### Requirements
Exactly as written, quote every line that follows, skipping the images.
─── Source excerpt
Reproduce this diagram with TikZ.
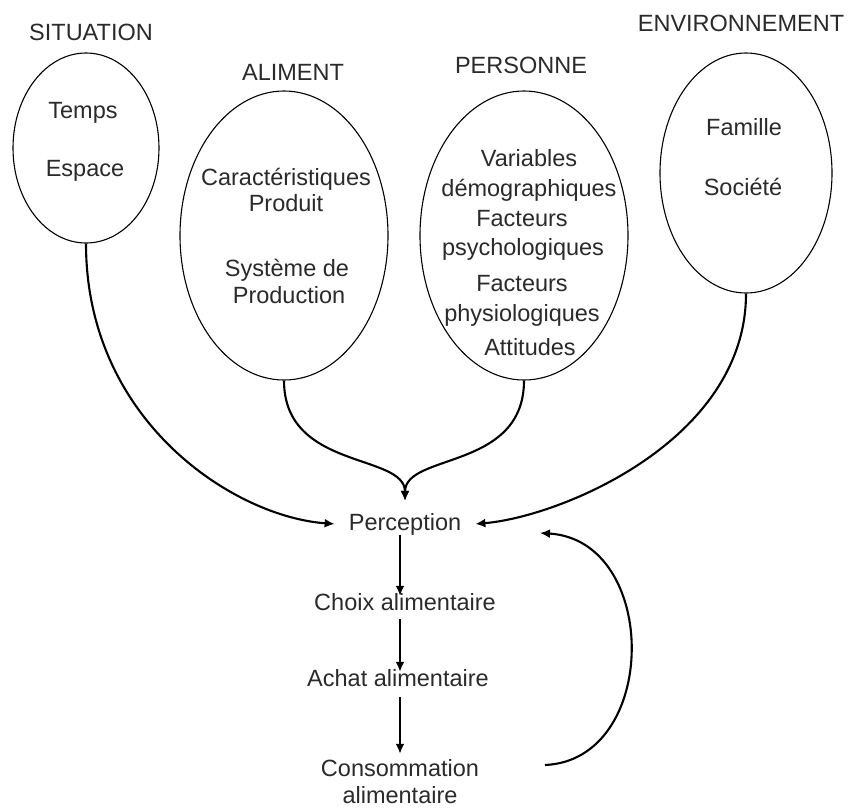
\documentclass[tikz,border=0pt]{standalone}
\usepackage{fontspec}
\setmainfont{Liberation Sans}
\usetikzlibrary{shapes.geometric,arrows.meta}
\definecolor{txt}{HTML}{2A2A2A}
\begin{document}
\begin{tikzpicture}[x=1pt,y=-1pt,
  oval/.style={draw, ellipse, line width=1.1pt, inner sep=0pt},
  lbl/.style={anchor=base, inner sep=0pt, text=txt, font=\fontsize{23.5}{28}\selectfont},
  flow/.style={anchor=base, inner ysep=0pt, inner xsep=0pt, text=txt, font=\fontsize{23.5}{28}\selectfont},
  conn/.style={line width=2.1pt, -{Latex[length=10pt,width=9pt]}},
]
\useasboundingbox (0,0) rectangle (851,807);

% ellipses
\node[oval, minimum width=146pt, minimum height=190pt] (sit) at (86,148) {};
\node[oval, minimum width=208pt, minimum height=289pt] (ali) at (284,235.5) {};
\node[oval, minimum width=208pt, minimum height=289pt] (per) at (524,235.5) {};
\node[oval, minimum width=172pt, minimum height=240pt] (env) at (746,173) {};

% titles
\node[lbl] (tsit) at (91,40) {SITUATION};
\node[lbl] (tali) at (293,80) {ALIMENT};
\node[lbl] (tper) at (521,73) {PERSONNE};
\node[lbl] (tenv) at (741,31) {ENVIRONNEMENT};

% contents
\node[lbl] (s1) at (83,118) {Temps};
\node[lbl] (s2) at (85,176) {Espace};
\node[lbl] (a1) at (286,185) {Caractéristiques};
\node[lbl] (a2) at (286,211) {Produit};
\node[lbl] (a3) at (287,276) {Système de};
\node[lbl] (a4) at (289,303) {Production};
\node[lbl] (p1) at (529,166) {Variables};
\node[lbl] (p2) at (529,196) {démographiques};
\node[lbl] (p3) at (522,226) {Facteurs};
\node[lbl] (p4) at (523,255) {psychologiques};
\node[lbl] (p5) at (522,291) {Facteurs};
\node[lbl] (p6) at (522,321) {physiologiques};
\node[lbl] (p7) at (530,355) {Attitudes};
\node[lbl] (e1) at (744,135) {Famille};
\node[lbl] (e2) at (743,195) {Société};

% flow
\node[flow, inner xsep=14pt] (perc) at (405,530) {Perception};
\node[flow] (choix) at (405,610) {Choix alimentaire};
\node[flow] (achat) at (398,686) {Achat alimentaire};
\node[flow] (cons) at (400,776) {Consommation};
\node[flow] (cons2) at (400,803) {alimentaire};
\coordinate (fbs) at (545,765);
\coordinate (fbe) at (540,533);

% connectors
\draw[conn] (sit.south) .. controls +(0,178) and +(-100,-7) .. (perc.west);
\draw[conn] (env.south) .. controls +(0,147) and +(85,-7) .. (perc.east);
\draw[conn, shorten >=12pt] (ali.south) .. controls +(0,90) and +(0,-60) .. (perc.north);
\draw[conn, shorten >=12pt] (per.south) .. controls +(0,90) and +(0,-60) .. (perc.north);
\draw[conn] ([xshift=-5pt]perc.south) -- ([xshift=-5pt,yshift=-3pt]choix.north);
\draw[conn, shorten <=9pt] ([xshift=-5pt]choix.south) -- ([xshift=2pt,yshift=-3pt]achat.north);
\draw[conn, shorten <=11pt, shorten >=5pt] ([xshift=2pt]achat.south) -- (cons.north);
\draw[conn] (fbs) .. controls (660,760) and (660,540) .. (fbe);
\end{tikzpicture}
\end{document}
──────
### Exercise output
Reproduce this diagram with TikZ.
\documentclass[tikz,border=0pt]{standalone}
\usepackage{fontspec}
\setmainfont{Liberation Sans}
\usetikzlibrary{shapes.geometric,arrows.meta}
\definecolor{txt}{HTML}{2A2A2A}
\begin{document}
\begin{tikzpicture}[x=1pt,y=-1pt,
  oval/.style={draw, ellipse, line width=1.1pt, inner sep=0pt},
  lbl/.style={anchor=base, inner sep=0pt, text=txt, font=\fontsize{23.5}{28}\selectfont},
  flow/.style={anchor=base, inner ysep=0pt, inner xsep=0pt, text=txt, font=\fontsize{23.5}{28}\selectfont},
  conn/.style={line width=2.1pt, -{Latex[length=10pt,width=9pt]}},
]
\useasboundingbox (0,0) rectangle (851,807);

% ellipses
\node[oval, minimum width=146pt, minimum height=190pt] (sit) at (86,148) {};
\node[oval, minimum width=208pt, minimum height=289pt] (ali) at (284,235.5) {};
\node[oval, minimum width=208pt, minimum height=289pt] (per) at (524,235.5) {};
\node[oval, minimum width=172pt, minimum height=240pt] (env) at (746,173) {};

% titles
\node[lbl] (tsit) at (91,40) {SITUATION};
\node[lbl] (tali) at (293,80) {ALIMENT};
\node[lbl] (tper) at (521,73) {PERSONNE};
\node[lbl] (tenv) at (741,31) {ENVIRONNEMENT};

% contents
\node[lbl] (s1) at (83,118) {Temps};
\node[lbl] (s2) at (85,176) {Espace};
\node[lbl] (a1) at (286,185) {Caractéristiques};
\node[lbl] (a2) at (286,211) {Produit};
\node[lbl] (a3) at (287,276) {Système de};
\node[lbl] (a4) at (289,303) {Production};
\node[lbl] (p1) at (529,166) {Variables};
\node[lbl] (p2) at (529,196) {démographiques};
\node[lbl] (p3) at (522,226) {Facteurs};
\node[lbl] (p4) at (523,255) {psychologiques};
\node[lbl] (p5) at (522,291) {Facteurs};
\node[lbl] (p6) at (522,321) {physiologiques};
\node[lbl] (p7) at (530,355) {Attitudes};
\node[lbl] (e1) at (744,135) {Famille};
\node[lbl] (e2) at (743,195) {Société};

% flow
\node[flow, inner xsep=14pt] (perc) at (405,530) {Perception};
\node[flow] (choix) at (405,610) {Choix alimentaire};
\node[flow] (achat) at (398,686) {Achat alimentaire};
\node[flow] (cons) at (400,776) {Consommation};
\node[flow] (cons2) at (400,803) {alimentaire};
\coordinate (fbs) at (545,765);
\coordinate (fbe) at (540,533);

% connectors
\draw[conn] (sit.south) .. controls +(0,178) and +(-100,-7) .. (perc.west);
\draw[conn] (env.south) .. controls +(0,147) and +(85,-7) .. (perc.east);
\draw[conn, shorten >=12pt] (ali.south) .. controls +(0,90) and +(0,-60) .. (perc.north);
\draw[conn, shorten >=12pt] (per.south) .. controls +(0,90) and +(0,-60) .. (perc.north);
\draw[conn] ([xshift=-5pt]perc.south) -- ([xshift=-5pt,yshift=-3pt]choix.north);
\draw[conn, shorten <=9pt] ([xshift=-5pt]choix.south) -- ([xshift=2pt,yshift=-3pt]achat.north);
\draw[conn, shorten <=11pt, shorten >=5pt] ([xshift=2pt]achat.south) -- (cons.north);
\draw[conn] (fbs) .. controls (660,760) and (660,540) .. (fbe);
\end{tikzpicture}
\end{document}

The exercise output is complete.